**SUPPLIED MATERIAL:**
──────
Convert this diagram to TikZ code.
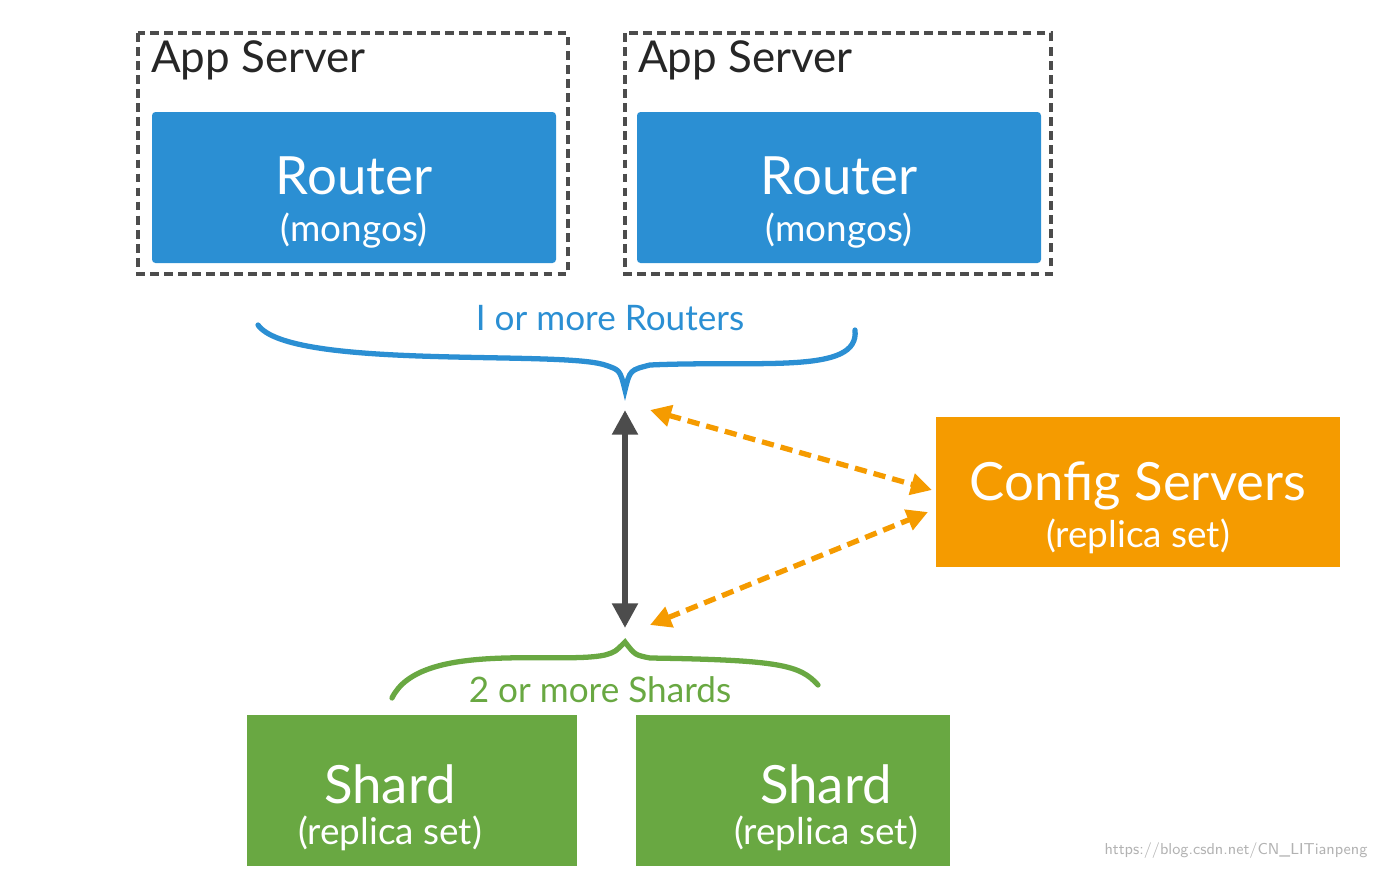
\documentclass[tikz,border=0pt]{standalone}
\usepackage{fontspec}
\setmainfont{Lato}
\usetikzlibrary{arrows.meta, positioning}
\definecolor{routerblue}{HTML}{2B8FD3}
\definecolor{configorange}{HTML}{F59B00}
\definecolor{shardgreen}{HTML}{69A842}
\begin{document}
\begin{tikzpicture}[x=0.02cm, y=-0.02cm,
    appbox/.style={draw=black!70, line width=2pt, dash pattern=on 5pt off 3pt},
    router/.style={fill=routerblue, rounded corners=2pt, text=white, align=center},
    config/.style={fill=configorange, text=white, align=center},
    shard/.style={fill=shardgreen, text=white, align=center},
    big/.style={font=\fontsize{30}{30}\selectfont},
    small/.style={font=\fontsize{21}{22}\selectfont}]
    \useasboundingbox (0,0) rectangle (1374,870);

    \draw[appbox] (138,33) rectangle (568,274);
    \draw[appbox] (625,33) rectangle (1051,274);
    \node[anchor=west, font=\fontsize{25}{25}\selectfont, text=black!85] (A1) at (145,60) {App Server};
    \node[anchor=west, font=\fontsize{25}{25}\selectfont, text=black!85] (A2) at (632,60) {App Server};

    \fill[router] (152,112) rectangle (556,263);
    \fill[router] (637,112) rectangle (1041,263);
    \node[text=white, big] (R1) at (354,176) {Router};
    \node[text=white, small, below=3pt of R1] {(mongos)};
    \node[text=white, big] (R2) at (839,176) {Router};
    \node[text=white, small, below=3pt of R2] {(mongos)};

    % routers brace
    \coordinate (rl) at (258,325);
    \coordinate (rt) at (625,390);
    \coordinate (rr) at (855,330);
    \draw[routerblue, line width=3pt, line cap=round]
        (rl) .. controls (290,370) and (560,350) .. (605,365)
        .. controls (620,370) .. (rt)
        .. controls (630,370) .. (650,365)
        .. controls (760,360) and (860,375) .. (rr);
    \node[text=routerblue, font=\fontsize{20}{20}\selectfont] (RL) at (610,318) {I or more Routers};

    % config servers
    \fill[config] (936,417) rectangle (1340,567);
    \node[text=white, big] (C) at (1138,486) {Config Servers};
    \node[text=white, small, below=-2pt of C] {(replica set)};

    % shards brace
    \coordinate (sl) at (392,698);
    \coordinate (st) at (625,642);
    \coordinate (sr) at (818,685);
    \draw[shardgreen, line width=3pt, line cap=round]
        (sl) .. controls (420,640) and (560,665) .. (605,655)
        .. controls (615,652) .. (st)
        .. controls (635,655) .. (650,658)
        .. controls (780,660) and (800,665) .. (sr);
    \node[text=shardgreen, font=\fontsize{20}{20}\selectfont] (SL) at (600,690) {2 or more Shards};

    \fill[shard] (247,715) rectangle (577,866);
    \fill[shard] (636,715) rectangle (950,866);
    \node[text=white, big] (S1) at (390,784) {Shard};
    \node[text=white, small, below=0pt of S1] {(replica set)};
    \node[text=white, big] (S2) at (826,784) {Shard};
    \node[text=white, small, below=0pt of S2] {(replica set)};

    % connectors
    \coordinate (gt) at (625,410);
    \coordinate (gb) at (625,628);
    \draw[black!70, line width=3.5pt, {Triangle[length=14pt,width=14pt]}-{Triangle[length=14pt,width=14pt]}] (gt) -- (gb);
    \coordinate (ot) at (650,410);
    \coordinate (ob) at (650,625);
    \coordinate (ct) at (932,490);
    \coordinate (cb) at (928,512);
    \draw[configorange, line width=3pt, dash pattern=on 7pt off 4pt, {Triangle[length=12pt,width=12pt]}-{Triangle[length=12pt,width=12pt]}] (ot) -- (ct);
    \draw[configorange, line width=3pt, dash pattern=on 7pt off 4pt, {Triangle[length=12pt,width=12pt]}-{Triangle[length=12pt,width=12pt]}] (ob) -- (cb);

    \node[text=black!30, font=\fontsize{9}{9}\selectfont\sffamily] (W) at (1236,851) {https://blog.csdn.net/CN\_LITianpeng};
\end{tikzpicture}
\end{document}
──────
**TASK INSTRUCTIONS:** Using the data above, print every line exactly, omitting pictures.

**RESULT FOR THIS EXERCISE:**
Convert this diagram to TikZ code.
\documentclass[tikz,border=0pt]{standalone}
\usepackage{fontspec}
\setmainfont{Lato}
\usetikzlibrary{arrows.meta, positioning}
\definecolor{routerblue}{HTML}{2B8FD3}
\definecolor{configorange}{HTML}{F59B00}
\definecolor{shardgreen}{HTML}{69A842}
\begin{document}
\begin{tikzpicture}[x=0.02cm, y=-0.02cm,
    appbox/.style={draw=black!70, line width=2pt, dash pattern=on 5pt off 3pt},
    router/.style={fill=routerblue, rounded corners=2pt, text=white, align=center},
    config/.style={fill=configorange, text=white, align=center},
    shard/.style={fill=shardgreen, text=white, align=center},
    big/.style={font=\fontsize{30}{30}\selectfont},
    small/.style={font=\fontsize{21}{22}\selectfont}]
    \useasboundingbox (0,0) rectangle (1374,870);

    \draw[appbox] (138,33) rectangle (568,274);
    \draw[appbox] (625,33) rectangle (1051,274);
    \node[anchor=west, font=\fontsize{25}{25}\selectfont, text=black!85] (A1) at (145,60) {App Server};
    \node[anchor=west, font=\fontsize{25}{25}\selectfont, text=black!85] (A2) at (632,60) {App Server};

    \fill[router] (152,112) rectangle (556,263);
    \fill[router] (637,112) rectangle (1041,263);
    \node[text=white, big] (R1) at (354,176) {Router};
    \node[text=white, small, below=3pt of R1] {(mongos)};
    \node[text=white, big] (R2) at (839,176) {Router};
    \node[text=white, small, below=3pt of R2] {(mongos)};

    % routers brace
    \coordinate (rl) at (258,325);
    \coordinate (rt) at (625,390);
    \coordinate (rr) at (855,330);
    \draw[routerblue, line width=3pt, line cap=round]
        (rl) .. controls (290,370) and (560,350) .. (605,365)
        .. controls (620,370) .. (rt)
        .. controls (630,370) .. (650,365)
        .. controls (760,360) and (860,375) .. (rr);
    \node[text=routerblue, font=\fontsize{20}{20}\selectfont] (RL) at (610,318) {I or more Routers};

    % config servers
    \fill[config] (936,417) rectangle (1340,567);
    \node[text=white, big] (C) at (1138,486) {Config Servers};
    \node[text=white, small, below=-2pt of C] {(replica set)};

    % shards brace
    \coordinate (sl) at (392,698);
    \coordinate (st) at (625,642);
    \coordinate (sr) at (818,685);
    \draw[shardgreen, line width=3pt, line cap=round]
        (sl) .. controls (420,640) and (560,665) .. (605,655)
        .. controls (615,652) .. (st)
        .. controls (635,655) .. (650,658)
        .. controls (780,660) and (800,665) .. (sr);
    \node[text=shardgreen, font=\fontsize{20}{20}\selectfont] (SL) at (600,690) {2 or more Shards};

    \fill[shard] (247,715) rectangle (577,866);
    \fill[shard] (636,715) rectangle (950,866);
    \node[text=white, big] (S1) at (390,784) {Shard};
    \node[text=white, small, below=0pt of S1] {(replica set)};
    \node[text=white, big] (S2) at (826,784) {Shard};
    \node[text=white, small, below=0pt of S2] {(replica set)};

    % connectors
    \coordinate (gt) at (625,410);
    \coordinate (gb) at (625,628);
    \draw[black!70, line width=3.5pt, {Triangle[length=14pt,width=14pt]}-{Triangle[length=14pt,width=14pt]}] (gt) -- (gb);
    \coordinate (ot) at (650,410);
    \coordinate (ob) at (650,625);
    \coordinate (ct) at (932,490);
    \coordinate (cb) at (928,512);
    \draw[configorange, line width=3pt, dash pattern=on 7pt off 4pt, {Triangle[length=12pt,width=12pt]}-{Triangle[length=12pt,width=12pt]}] (ot) -- (ct);
    \draw[configorange, line width=3pt, dash pattern=on 7pt off 4pt, {Triangle[length=12pt,width=12pt]}-{Triangle[length=12pt,width=12pt]}] (ob) -- (cb);

    \node[text=black!30, font=\fontsize{9}{9}\selectfont\sffamily] (W) at (1236,851) {https://blog.csdn.net/CN\_LITianpeng};
\end{tikzpicture}
\end{document}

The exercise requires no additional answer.